Other parts of this district, which were not so elevated, and where the land was not quite so barren, produced
grass and herbage on which the flocks and herds could feed, and thus, in certain seasons of the year, people
resorted to them for pasturage.
Throughout the whole country there were no extensive forests. There were a few tangled thickets among the
mountains, where the wild beasts concealed themselves and made
 their lairs, but this was all. One reason why forests did not spring up was, as is supposed, the custom of the
people to burn over the plains every spring, as the Indians were accustomed to do on the American prairies. In
the spring the dead grass of the preceding year lay dry and withered, and sometimes closely matted together, on
the ground, thus hindering, as the people thought, the fresh grass from growing up. So the people were
accustomed, on some spring morning when there was a good breeze blowing, to set it on fire. The fire would run
rapidly over the plains, burning up every thing in its way that was above the ground. But the roots of the
grass, being below, were safe from it. Very soon afterward the new grass would spring up with great luxuriance.

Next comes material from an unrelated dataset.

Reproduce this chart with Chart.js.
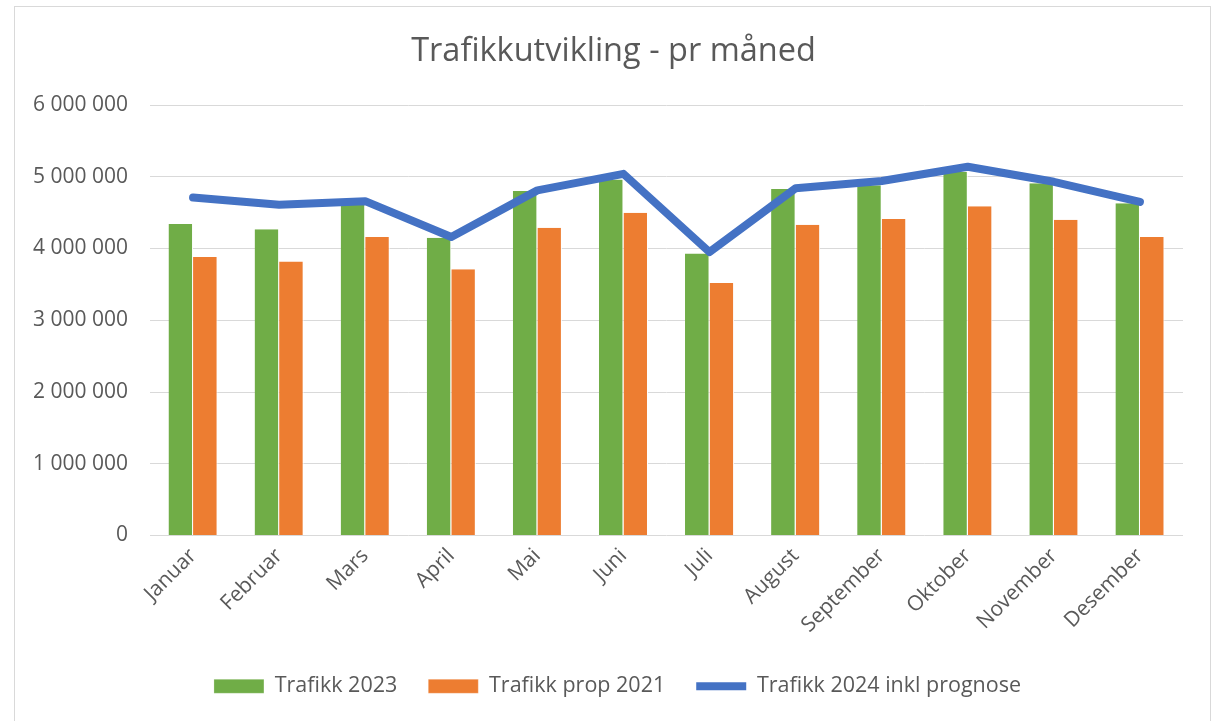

The people thought that the rich verdure, which the new grass displayed, and its subsequent rapid growth, were
owing simply to the fact that the old dead grass was out of the way. It is now known, however, that the burning
of the old grass leaves an ash upon the ground which acts powerfully as a fertilizer, and that the richness of
the fresh vegetation is due, in a great measure, to this cause.
Such was the country which was inhabited by the wandering pastoral tribes that were now
 under the sway of Genghis Khan. His dominion had no settled boundaries, for it was a dominion over certain
tribes rather than over a certain district of country. Nearly all the tribes composing both the Mongul and the
Tartar nations had now submitted to him, though he still had some small wars to wage from time to time with
some of the more distant tribes before his authority was fully and finally acknowledged. The history of some of
these conflicts will be narrated in the next chapter.